When their house collapsed, we offered them our basement for their room and Runic Wolf offered to give up his office for their son to sleep in. While I would love to live with them, I know how important it is for their son to stay in his school district - he's helped bring his school's drill team for JROTC to several championships and I wouldn't want to take that away from him. Though the idea of them having their own place intrigues me; it has been so long since the days when I'd arrive to pick Wendigo up and find him in just a towel or robe at his computer; Pretty Lady typing away at her keyboard in her office. I miss having that for them. And it would be nice to go to their house on Friday nights again.

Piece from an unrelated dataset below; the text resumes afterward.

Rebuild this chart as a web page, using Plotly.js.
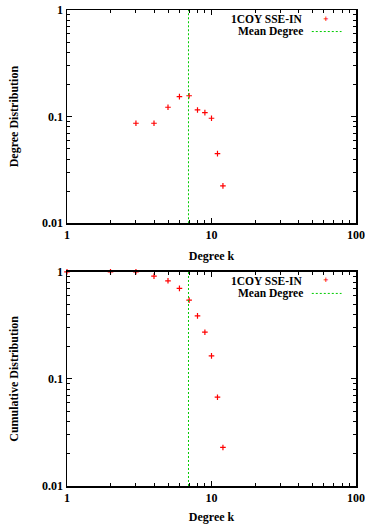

Runic Wolf has been working his ass off this past week. Twelve hours yesterday; eleven today; still trying to make time with our family even though he's exhausted and in pain. I admire him so much! He takes such good care of me. I've been holding back on pouncing him for days, in part because I'm afraid I'll break him.
The only thing I really struggle with, internally, is how to deal with situations where Runic Wolf and I don't get sexy time for one reason or another and then suddenly it's the day I see Wendigo and I want to have sexy time with him, because it has been a couple weeks (usually). Sometimes I hold back from Wendigo because I don't feel that it will be fair to Runic Wolf. But that isn't really fair to Wendigo, though I know he will wait and watch if I decide to pounce Runic Wolf first. And it isn't that we can't go for weeks or months without having sex because we can and we have, but sometimes I just don't want to AND sometimes, I want the guys to pounce me. I don't care if they talk it over ahead of time, but every once in a while I want them to seduce me, tease me, tag team me, or just tie me up and beat me silly.
But this isn't the time of year for that. It's the time of year for exhausted husbands, stressed out lovers all around, and me wanting to take care of them all as best I can.